Dans cette forêt à la fois féérique et réelle (à l’image de la forêt tyrolienne où Christian Schmitt a cherché son inspiration), vibrante de sensualité, l’aura amorosa a tout envahi. Les rayons de lune se glissent à travers le feuillage et inondent le sol moussu de leur lumière voluptueuse tandis que les trois femmes en combinaison de soie blanche ou rose (elles se sont débarrassées de leurs vêtements), ivres de sensualité, se laissent aller délicieusement dans les bras de Don Juan ou de Leporello, sous le regard médusé puis vengeur d’Ottavio et de Masetto. L’excitation et la tension générales ne cessent d’augmenter, exarcerbées par le désir et la frustration. Elles trouvent leur apogée durant la scène finale où Don Juan, face au Commandeur qui lui a creusé une tombe pendant le festin, refuse de se désavouer. Leporello le retient en vain sur le bord de la fosse, la mort a déjà fait son œuvre.

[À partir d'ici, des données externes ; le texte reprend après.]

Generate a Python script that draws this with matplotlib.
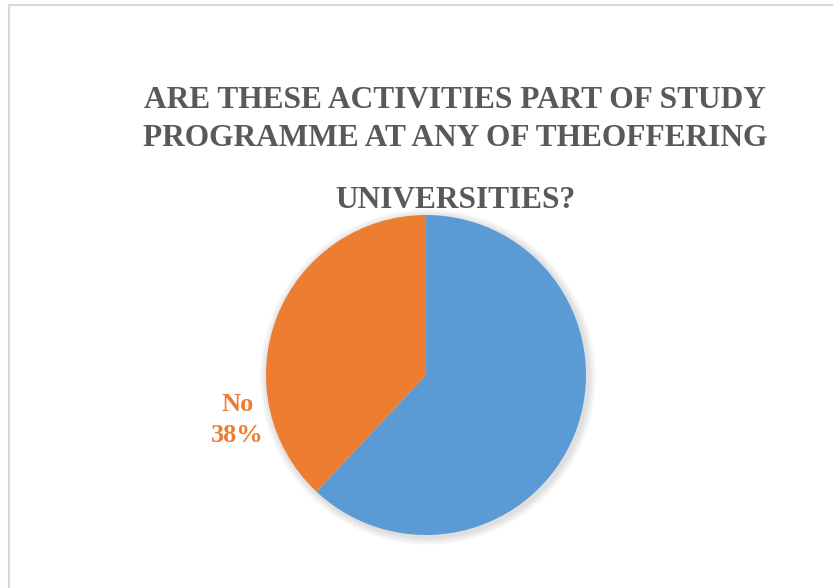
import matplotlib.pyplot as plt
from matplotlib.lines import Line2D
from matplotlib.patches import Circle

# data
labels = ["Yes", "No"]
values = [62, 38]
colors = ["#5B9BD5", "#ED7D31"]
title_lines = ["ARE THESE ACTIVITIES PART OF STUDY",
               "PROGRAMME AT ANY OF THEOFFERING",
               "UNIVERSITIES?"]

plt.rcParams['font.family'] = ['Liberation Serif', 'DejaVu Serif']

fig = plt.figure(figsize=(8.33, 5.88), dpi=100)

# chart border (light gray frame)
fig.add_artist(Line2D([9/833, 9/833], [0, 1 - 5/588], color="#D9D9D9", lw=1.5))
fig.add_artist(Line2D([9/833, 1], [1 - 5/588, 1 - 5/588], color="#D9D9D9", lw=1.5))

# title, three lines
title_y = [100, 139, 201]
for line, y in zip(title_lines, title_y):
    fig.text(455/833, 1 - y/588, line, ha="center", va="center",
             fontsize=22.6, fontweight="bold", color="#595959")

ax = fig.add_axes([266/833, 53/588, 320/833, 320/588])

# soft shadow
for i in range(4):
    ax.add_patch(Circle((0.012, -0.012), 1 + 0.012 * (4 - i), color="black",
                        alpha=0.03, lw=0, zorder=0, clip_on=False))

wedges, _ = ax.pie(values, colors=colors, startangle=90, counterclock=False,
                   radius=1, wedgeprops=dict(linewidth=0))
for w in wedges:
    w.set_zorder(2)

ax.text(-1.18, -0.28, "No\n38%", ha="center", va="center", fontsize=19,
        fontweight="bold", color="#ED7D31", linespacing=1.45)

ax.set_xlim(-1, 1)
ax.set_ylim(-1, 1)
ax.set_aspect("equal")
ax.axis("off")

plt.savefig("out.png", dpi=100)
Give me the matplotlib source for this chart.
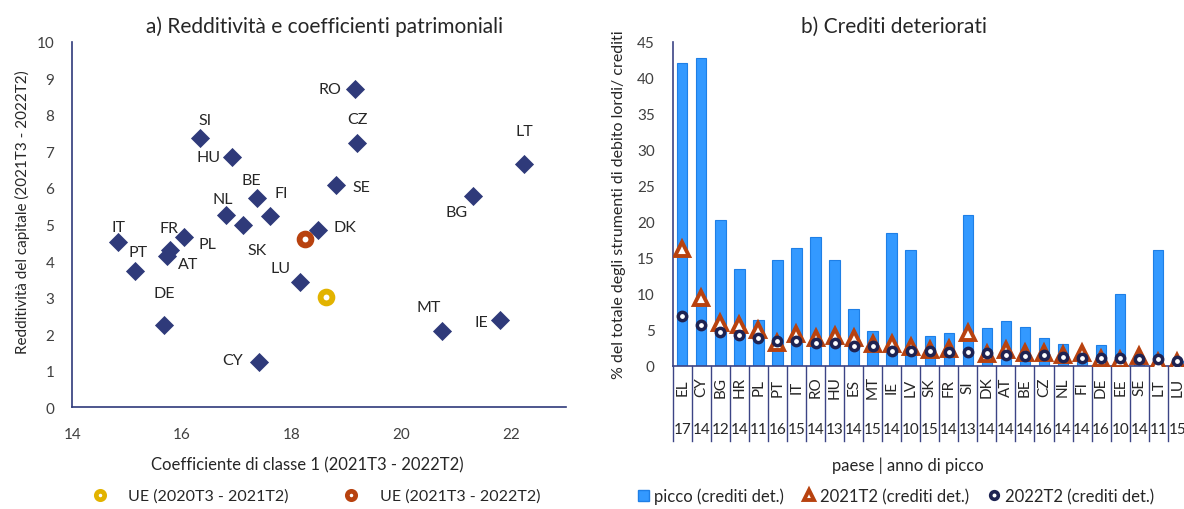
import matplotlib
matplotlib.use("Agg")
import matplotlib.pyplot as plt
from matplotlib.lines import Line2D
from matplotlib.patches import Patch
import numpy as np

plt.rcParams['font.family'] = ['Lato', 'DejaVu Sans']

# ---------------- data: panel a ----------------
countries_a = ["RO", "SI", "CZ", "HU", "LT", "SE", "BG", "BE", "FI", "NL", "SK", "DK",
               "IT", "PL", "FR", "AT", "PT", "LU", "DE", "IE", "MT", "CY"]
cet1 = [19.15, 16.32, 19.19, 16.91, 22.24, 18.80, 21.30, 17.37, 17.60, 16.80, 17.11, 18.48,
        14.84, 16.04, 15.79, 15.72, 15.15, 18.15, 15.67, 21.79, 20.74, 17.40]
roe = [8.71, 7.37, 7.23, 6.84, 6.66, 6.07, 5.79, 5.72, 5.22, 5.25, 5.00, 4.84,
       4.52, 4.66, 4.29, 4.15, 3.72, 3.42, 2.25, 2.39, 2.10, 1.23]
eu_labels = ["UE (2020T3 - 2021T2)", "UE (2021T3 - 2022T2)"]
eu_cet1 = [18.63, 18.24]
eu_roe = [3.03, 4.61]

# label offsets in pixels (dx right, dy up)
lab_off = {"RO": (-25, 0), "SI": (5, 18), "CZ": (0, 24), "HU": (-23, 0), "LT": (0, 33),
           "SE": (26, -2), "BG": (-16, -16), "BE": (-6, 18), "FI": (11, 23), "NL": (-3, 16),
           "SK": (14, -26), "DK": (27, 3), "IT": (0, 15), "PL": (23, -7), "FR": (-1, 22),
           "AT": (21, -8), "PT": (3, 19), "LU": (-19, 14), "DE": (0, 32), "IE": (-18, -2),
           "MT": (-13, 24), "CY": (-26, 2)}

# ---------------- data: panel b ----------------
countries_b = ["EL", "CY", "BG", "HR", "PL", "PT", "IT", "RO", "HU", "ES", "MT", "IE", "LV", "SK",
               "FR", "SI", "DK", "AT", "BE", "CZ", "NL", "FI", "DE", "EE", "SE", "LT", "LU"]
peak_year = ["17", "14", "12", "14", "11", "16", "15", "14", "13", "14", "15", "14", "10", "15",
             "14", "13", "14", "14", "14", "16", "14", "14", "16", "10", "14", "11", "15"]
npl_peak = [42.1, 42.8, 20.2, 13.4, 6.4, 14.7, 16.3, 17.9, 14.7, 7.9, 4.8, 18.5, 16.1, 4.1,
            4.6, 21.0, 5.2, 6.25, 5.4, 3.9, 3.05, 1.6, 2.9, 10.0, 1.2, 16.1, 0.6]
npl_2021 = [16.2, 9.35, 5.9, 5.65, 4.95, 3.15, 4.4, 3.9, 4.15, 3.8, 3.0, 3.0, 2.55, 2.2,
            2.3, 4.55, 1.6, 2.2, 1.75, 1.75, 1.5, 1.75, 0.9, 0.85, 1.3, 0.45, 0.45]
npl_2022 = [6.85, 5.6, 4.7, 4.3, 3.8, 3.4, 3.45, 3.1, 3.1, 2.8, 2.7, 2.0, 2.0, 2.0,
            1.85, 1.85, 1.75, 1.5, 1.4, 1.5, 1.25, 1.05, 1.05, 1.05, 0.9, 0.9, 0.7]
legend_b = ["picco (crediti det.)", "2021T2 (crediti det.)", "2022T2 (crediti det.)"]

# ---------------- styles ----------------
NAVY = "#2F3A7A"
YELLOW = "#E2B300"
RED = "#B8420F"
BLUE = "#3399FF"
BLUE_EDGE = "#1E7FE6"
DARKC = "#1E2352"
AXC = "#3C4485"
TXT = "#262626"
TICK = "#404040"

W, H = 1184, 510
fig = plt.figure(figsize=(W / 100, H / 100), dpi=100)

def rect(l, r, t, b):
    return [l / W, 1 - b / H, (r - l) / W, (b - t) / H]

# ---------------- panel a ----------------
L1, R1, T1, B1 = 72.3, 566, 42.7, 408.3
ax1 = fig.add_axes(rect(L1, R1, T1, B1))
ax1.scatter(cet1, roe, marker="D", s=95, color=NAVY, zorder=3, linewidths=0)
for c, x, y in zip(countries_a, cet1, roe):
    dx, dy = lab_off[c]
    ax1.annotate(c, (x, y), xytext=(dx, dy), textcoords="offset pixels",
                 ha="center", va="center", fontsize=11.5, color=TXT, zorder=4)
ax1.plot(eu_cet1[0], eu_roe[0], "o", ms=8.5, mfc="white", mec=YELLOW, mew=4.2, zorder=5)
ax1.plot(eu_cet1[1], eu_roe[1], "o", ms=8.5, mfc="white", mec=RED, mew=4.2, zorder=5)
ax1.set_xlim(14, 23)
ax1.set_ylim(0, 10)
ax1.set_xticks([14, 16, 18, 20, 22])
ax1.set_yticks(range(0, 11))
for s in ["top", "right"]:
    ax1.spines[s].set_visible(False)
for s in ["left", "bottom"]:
    ax1.spines[s].set_color(NAVY)
    ax1.spines[s].set_linewidth(1.2)
ax1.tick_params(length=0, labelsize=11, labelcolor=TICK)
ax1.tick_params(axis="y", pad=13)
ax1.tick_params(axis="x", pad=14)
ax1.set_title("a) Redditività e coefficienti patrimoniali", fontsize=15, color=TXT, pad=7,
              x=(325 - L1) / (R1 - L1))
ax1.set_xlabel("Coefficiente di classe 1 (2021T3 - 2022T2)", fontsize=12, color=TXT)
ax1.xaxis.set_label_coords((307 - L1) / (R1 - L1), -(457 - B1) / (B1 - T1))
ax1.set_ylabel("Redditività del capitale (2021T3 - 2022T2)", fontsize=11, color=TXT)
ax1.yaxis.set_label_coords((30 - L1) / (R1 - L1), (B1 - 212) / (B1 - T1))

h_a = [Line2D([], [], marker="o", ls="", ms=6, mfc="white", mec=YELLOW, mew=3.4),
       Line2D([], [], marker="o", ls="", ms=6, mfc="white", mec=RED, mew=3.4)]
fig.legend(h_a, eu_labels, loc="center", bbox_to_anchor=(312 / W, 1 - 497 / H), ncol=2,
           frameon=False, fontsize=11.5, columnspacing=2.9, handletextpad=0.8, labelcolor=TXT)

# ---------------- panel b ----------------
L2, R2, T2, B2 = 672.7, 1186.8, 42.7, 366.7
ax2 = fig.add_axes(rect(L2, R2, T2, B2))
xb = np.arange(len(countries_b))
ax2.bar(xb, npl_peak, width=0.55, color=BLUE, edgecolor=BLUE_EDGE, linewidth=0.8, zorder=2)
ax2.plot(xb, npl_2021, "^", ls="", ms=9.5, mfc="white", mec=RED, mew=2.8, zorder=3)
ax2.plot(xb, npl_2022, "o", ls="", ms=6, mfc="white", mec=DARKC, mew=2.5, zorder=4)
ax2.set_xlim(-0.5, len(countries_b) - 0.5)
ax2.set_ylim(0, 45)
ax2.set_yticks(range(0, 46, 5))
ax2.set_xticks([])
for s in ["top", "right"]:
    ax2.spines[s].set_visible(False)
for s in ["left", "bottom"]:
    ax2.spines[s].set_color(AXC)
    ax2.spines[s].set_linewidth(1.2)
ax2.tick_params(length=0, labelsize=11, labelcolor=TICK)
ax2.tick_params(axis="y", pad=13)
ax2.set_title("b) Crediti deteriorati", fontsize=15, color=TXT, pad=7,
              x=(894 - L2) / (R2 - L2))
ax2.set_ylabel("% del totale degli strumenti di debito lordi/ crediti", fontsize=11.5,
               color=TXT, labelpad=8)

axh = B2 - T2
tr = ax2.get_xaxis_transform()
for i, (c, yv) in enumerate(zip(countries_b, peak_year)):
    ax2.text(i, -20.8 / axh, c, rotation=90, ha="center", va="center", fontsize=11,
             color=TXT, transform=tr, clip_on=False)
    ax2.text(i, -63.3 / axh, yv, ha="center", va="center", fontsize=11,
             color=TXT, transform=tr, clip_on=False)
for i in range(len(countries_b) + 1):
    ax2.add_line(Line2D([i - 0.5, i - 0.5], [0, -75 / axh], color=AXC, lw=1,
                        transform=tr, clip_on=False))
ax2.text((908 - L2) / (R2 - L2), -(466 - B2) / axh, "paese | anno di picco", ha="center",
         va="center", fontsize=12, color=TXT, transform=ax2.transAxes)

h_b = [Patch(facecolor=BLUE, edgecolor=BLUE_EDGE),
       Line2D([], [], marker="^", ls="", ms=6.5, mfc="white", mec=RED, mew=2.8),
       Line2D([], [], marker="o", ls="", ms=5.5, mfc="white", mec=DARKC, mew=2.6)]
fig.legend(h_b, legend_b, loc="center", bbox_to_anchor=(896 / W, 1 - 497 / H), ncol=3,
           frameon=False, fontsize=12, columnspacing=1.15, handletextpad=0.3,
           handlelength=0.7, handleheight=0.7, labelcolor=TXT)

fig.savefig("out.png", dpi=100)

La symbiose entre metteur en scène, décorateur, éclairagiste, chef, instrumentistes et chanteurs, leur engagement, leur connaissance approfondie et leur amour du chef-d’œuvre de la trilogie/Mozart da Ponte les conduisent à une perfection rarement atteinte. Toutes les finesses de la musique ont un équivalent scénique et le jeu théâtral est porté par l’élan dramaturgique de l’orchestre. Le pianoforte de Felice Venanzoni et le violoncelle de Robert Nagy, qui accompagnent les récits secco, dialoguent avec les chanteurs avec un esprit et une inventivité sans limites. Les nombreux silences expressifs sont parfois habités par des chants d’oiseaux et de grillons. Des enchaînements avec les arie ou les récits accompagnés mêlent parfois le continuo à l’orchestre, permettant des enchaînements harmonieux. Yannick Nézet-Séguin maîtrise totalement la partition avec une magistrale économie de moyens, un grand raffinement de nuances et de phrasés, un rythme très sûr, des contrastes saisissants et un sens dramaturgique aigu. Il adopte des tempi un peu moins rapides qu’en 2010, ce qui évite tout décalage. Le Wiener Philharmoniker, en totale symbiose avec son chef, semble aussi inspiré que lui.

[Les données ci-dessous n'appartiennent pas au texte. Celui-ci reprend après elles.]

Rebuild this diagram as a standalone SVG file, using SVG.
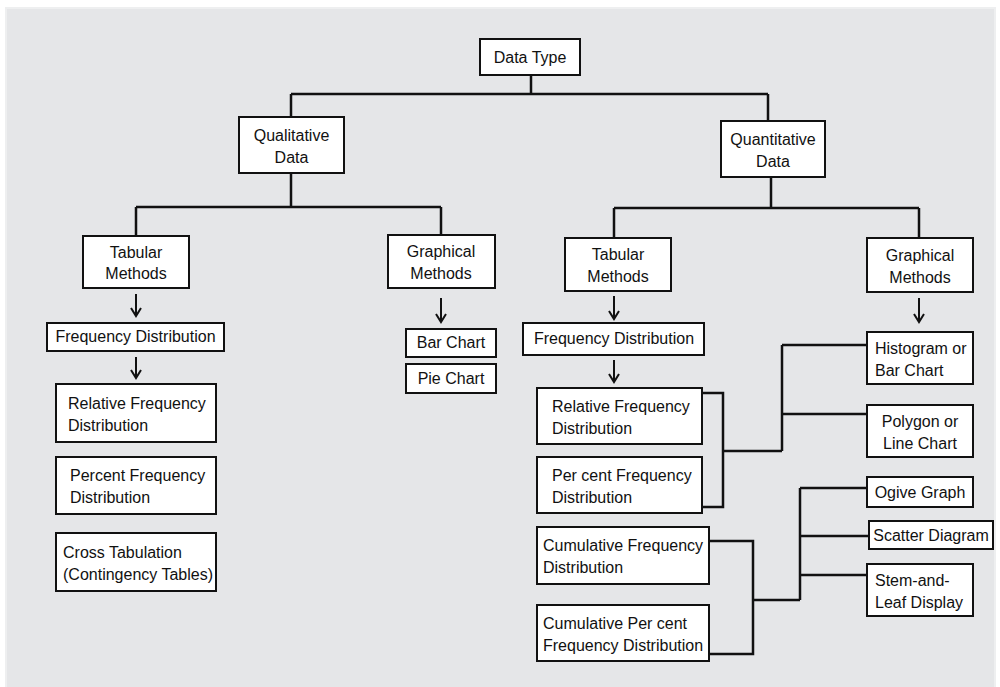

Dorothea Röschmann, en Elvire, Josef Prieto, en Ottavio, et tout particulièrement Adam Plachetka, en Masetto, renouvellent leurs belles performances de l’année précédente. Malin Biström, jeune femme grande et mince, surprend par l’éclat, la souplesse, le volume de sa voix et sa musicalité. Son large sopranolyriqueconfère une rare énergie à son personnage qui brise les tabous pour laisser libre court à sa folle passion. La Zerline de Christiane Karg est, avec Leporello, le personnage qui sort le plus meurtri de cette folle nuit. Très à l’aise dans tous les registres, sa voix souple et son timbre lumineux conviennent au personnage, que la puissance de séduction de Don Juan laisse sans défense. La basse profonde Franz-Josef Selig incarne un Commandeur saisissant, aux magnifiques graves d’outre-tombe, à l’aigu percutant, qui se passe aisément de porte-voix.
Invité pour une unique représentation mais ayant suivi les répétitions avec ses partenaires, le bulgare Adrian Sâmpetrean, surprise de la soirée, ne rougit pas de la comparaison avec Erwin Schrott. La voix est bien projetée, agile et riche en harmoniques. Gerald Findley incarne unDon Juan tout aussi convainquant que celui de Christopher Maltman bien que différent. La voix est plus lyrique, le personnage plus imprévisible, encore plus humain. Son « Fin ch’han del vino », qu’il clame comme un possédé, et les accents nostalgiques de sa canzonnetta « Deh vieni all finestra », chantée pianissimo pour lui seul, en souvenir des jours heureux qu’il ne connaitra plus, resteront inoubliables.